Hasnae, retrouvée morte au fond d'un puits, après avoir été violée, au même titre que quinze autres filles, par un groupe de jeunes.
Nassima, kidnappée à Marrakech par un groupe de quatre jeunes puis séquestrée, sauvagement violée et torturée avant d’être relâchée. Elle s’est ensuite donné la mort par pendaison.
Nous n’oublions pas non plus Nouhaila, 19 ans, originaire de la ville de Sidi Kacem. Séquestrée, violée et torturée pendant un mois dans un appartement casablancais.
Et nous n’oublions pas non plus, «la jeune fille du bus», filmée par ses bourreaux alors qu’elle était agressée sexuellement dans un bus public par une bande de jeunes… Dans l'indifférence générale.
Voilà pour quelques cas seulement, parmi les rares qui ont pu être médiatisés.
Peut-on dire que Khadija, Oumaïma et les autres rescapées ont eu la chance de survivre? Pas si sûr… Comment se relever d’une telle violence? Comment survivre après avoir vécu une horreur telle que nous, spectateurs impuissants, ne parvenons même pas à concevoir, et préférons, pour certains, blâmer la «pseudo-victime.»
«Peut-être bien qu’elle ment?», «peut-être les connaissait-elle?», «peut-être était-elle consentante?», «peut-être les a-t-elle provoqués?», «peut-être que c’était une dépravée?»...

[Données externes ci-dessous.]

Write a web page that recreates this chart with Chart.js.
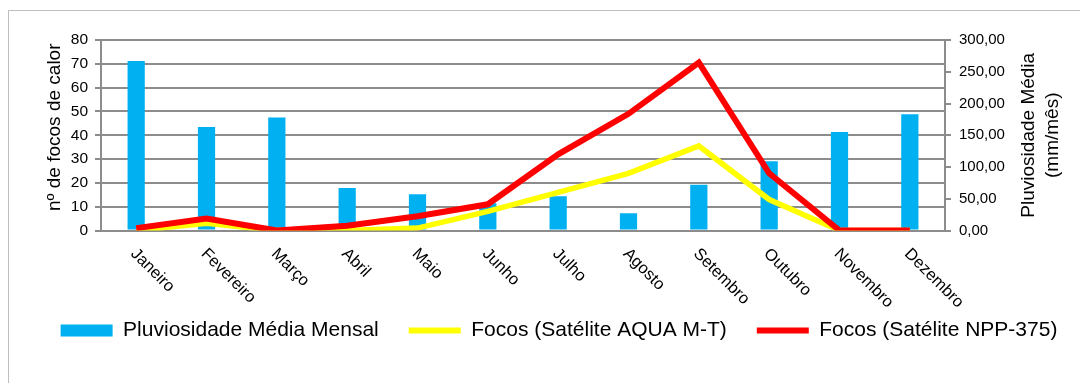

Voilà ce qu’on peut lire et entendre à chaque fois qu’une affaire aussi sordide que celle-ci fait la Une de la presse. Comme si chacune des réponses à chacune de ces questions pouvait justifier d’une manière ou d’une autre un crime aussi atroce.
Mais qui peut bien vouloir subir ce genre d’atrocités? Quel genre de personnes sommes-nous devenues pour voir fleurir de la sorte, au sein de notre société, de tels comportements abjects? Quelle est donc cette image de l’autre, et en particulier de la femme, qui est inculquée aux garçons dès leur plus jeune âge?
Qu’entendent-ils chez eux? Que voient-ils? Que leur apprend-on pour qu’il puissent se sentir tout-puissants, cruels, féroces, sans état d’âme, inhumains au point d’infliger de tels traitements à un être humain?
Mais ce qui nous fait encore plus enrager et désespérer de la race humaine, et de nos compatriotes en particulier, ce sont ces propos tenus par la mère d’Oumaïma, des propos qui résument la position généralement adoptée par beaucoup de familles au Maroc: «les gens me disent de ne pas trop parler dans les médias car ma fille risque de ne plus se marier. Le corps et la vie de ma fille ont été détruits. Quelle vie peut-elle encore avoir?»
Voilà, le nerf de la guerre: le qu’en-dira-t-on. Et, pour couronner le tout, pire encore, le mariage en tant qu'absolution.
C’est précisément la raison pour laquelle nombre de victimes sous nos cieux préfèrent ne pas parler, ne pas porter plainte et, de désespoir, s’ôter la vie.
Elles savent très bien qu’en parlant, elles se mettront encore une fois en danger. Car lorsqu’elles ont pu réchapper aux griffes de leurs bourreaux, c’est à la violence de leur famille qu’elles sont confrontées. Violence d’autant plus ravageuse que c’est l’honneur de tout le clan qui a été souillé lors de ce viol. Car si elles sont victimes, elles sont d’abord celles qui recèlent entre leurs cuisses la fierté et l’orgueil de leur famille, celles qui doivent bien se tenir, et se doivent de préserver ce «précieux» cadeau qui pèsera sur leurs épaules jusqu’au jour «salvateur» de leur mariage.
Alors, oui, de désespoir, combien de petites filles, de jeunes filles, de jeunes femmes, de femmes se taisent ou emportent leur secret dans le silence de leur tombe.
En attendant, c’est encore une fois d’un silence assourdissant que nous gratifie le gouvernement, et en particulier, ce cher ministère de la Solidarité, de la femme, de la famille et du développement Social… ah oui on oubliait, depuis le remaniement en 2019, il se nomme désormais le ministère de la Solidarité, du développement social, de l’égalité et de la famille.
On a fait disparaître la femme au profit de l’égalité… Comme si nous en étions déjà là, à débattre d’égalité entre les sexes, alors même qu’il est encore question de respect de la vie et de la dignité humaine.